* [What is being asked] Begin with the line holding "Rebuild this chart", end with the line holding "return '%s\n%s\n%s' %", and repeat every line in between exactly, without pictures.

* [Listing]
= = = = = = =
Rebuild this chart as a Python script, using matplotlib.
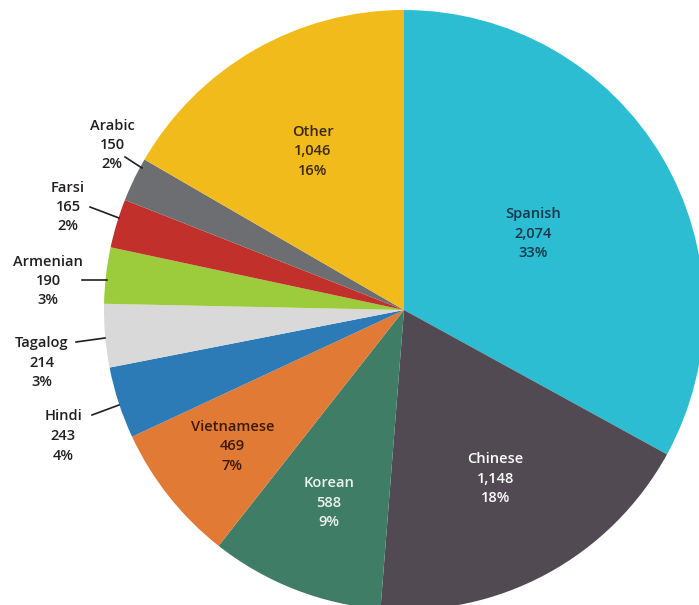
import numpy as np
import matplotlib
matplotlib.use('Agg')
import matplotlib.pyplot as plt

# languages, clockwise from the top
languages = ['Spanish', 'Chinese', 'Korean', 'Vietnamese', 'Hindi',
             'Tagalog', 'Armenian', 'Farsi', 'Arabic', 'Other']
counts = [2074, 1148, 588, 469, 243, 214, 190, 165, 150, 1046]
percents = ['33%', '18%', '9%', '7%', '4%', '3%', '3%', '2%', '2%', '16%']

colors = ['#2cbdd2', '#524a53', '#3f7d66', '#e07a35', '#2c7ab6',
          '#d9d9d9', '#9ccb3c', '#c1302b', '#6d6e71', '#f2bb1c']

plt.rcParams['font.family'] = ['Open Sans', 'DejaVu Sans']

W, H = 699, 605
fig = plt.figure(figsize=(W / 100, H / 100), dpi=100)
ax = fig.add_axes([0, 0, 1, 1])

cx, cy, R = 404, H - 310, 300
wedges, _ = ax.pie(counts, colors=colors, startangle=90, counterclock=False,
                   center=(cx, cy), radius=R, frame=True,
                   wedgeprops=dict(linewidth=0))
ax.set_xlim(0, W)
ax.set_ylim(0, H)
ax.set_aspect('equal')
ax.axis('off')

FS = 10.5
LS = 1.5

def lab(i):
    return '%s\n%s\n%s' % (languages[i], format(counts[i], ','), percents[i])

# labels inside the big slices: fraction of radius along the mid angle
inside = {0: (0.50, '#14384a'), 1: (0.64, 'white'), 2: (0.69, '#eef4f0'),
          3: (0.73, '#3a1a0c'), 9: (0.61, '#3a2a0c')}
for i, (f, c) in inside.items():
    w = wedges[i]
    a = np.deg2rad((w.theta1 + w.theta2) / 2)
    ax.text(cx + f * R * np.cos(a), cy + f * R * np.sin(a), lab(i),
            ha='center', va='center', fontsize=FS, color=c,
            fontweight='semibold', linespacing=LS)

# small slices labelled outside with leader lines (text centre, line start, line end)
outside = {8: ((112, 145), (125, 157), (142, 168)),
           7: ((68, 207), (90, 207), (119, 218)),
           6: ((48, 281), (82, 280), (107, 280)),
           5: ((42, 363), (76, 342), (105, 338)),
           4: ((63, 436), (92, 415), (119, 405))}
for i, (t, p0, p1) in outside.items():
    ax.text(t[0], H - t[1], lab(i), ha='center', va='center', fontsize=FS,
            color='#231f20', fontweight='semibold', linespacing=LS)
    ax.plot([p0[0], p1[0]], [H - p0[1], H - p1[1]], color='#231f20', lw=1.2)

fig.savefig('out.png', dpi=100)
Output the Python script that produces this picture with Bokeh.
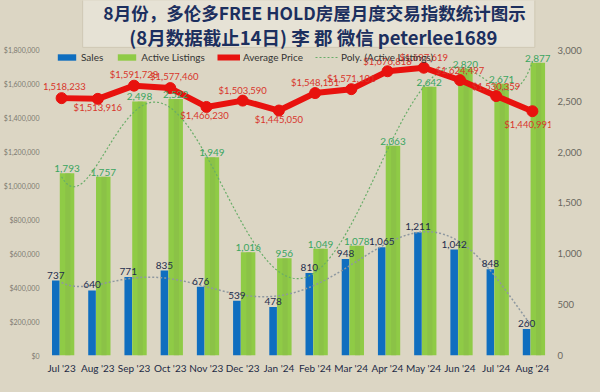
= = = = = = =
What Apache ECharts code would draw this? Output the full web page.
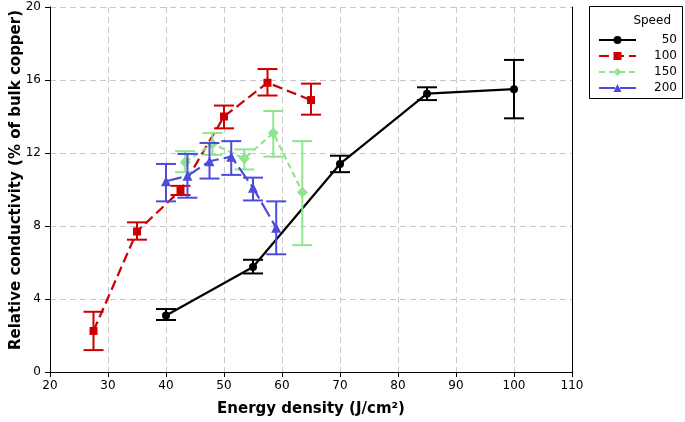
= = = = = = =
* [Exercise response]
Rebuild this chart as a Python script, using matplotlib.
import numpy as np
import matplotlib
matplotlib.use('Agg')
import matplotlib.pyplot as plt

# languages, clockwise from the top
languages = ['Spanish', 'Chinese', 'Korean', 'Vietnamese', 'Hindi',
             'Tagalog', 'Armenian', 'Farsi', 'Arabic', 'Other']
counts = [2074, 1148, 588, 469, 243, 214, 190, 165, 150, 1046]
percents = ['33%', '18%', '9%', '7%', '4%', '3%', '3%', '2%', '2%', '16%']

colors = ['#2cbdd2', '#524a53', '#3f7d66', '#e07a35', '#2c7ab6',
          '#d9d9d9', '#9ccb3c', '#c1302b', '#6d6e71', '#f2bb1c']

plt.rcParams['font.family'] = ['Open Sans', 'DejaVu Sans']

W, H = 699, 605
fig = plt.figure(figsize=(W / 100, H / 100), dpi=100)
ax = fig.add_axes([0, 0, 1, 1])

cx, cy, R = 404, H - 310, 300
wedges, _ = ax.pie(counts, colors=colors, startangle=90, counterclock=False,
                   center=(cx, cy), radius=R, frame=True,
                   wedgeprops=dict(linewidth=0))
ax.set_xlim(0, W)
ax.set_ylim(0, H)
ax.set_aspect('equal')
ax.axis('off')

FS = 10.5
LS = 1.5

def lab(i):
    return '%s\n%s\n%s' % (languages[i], format(counts[i], ','), percents[i])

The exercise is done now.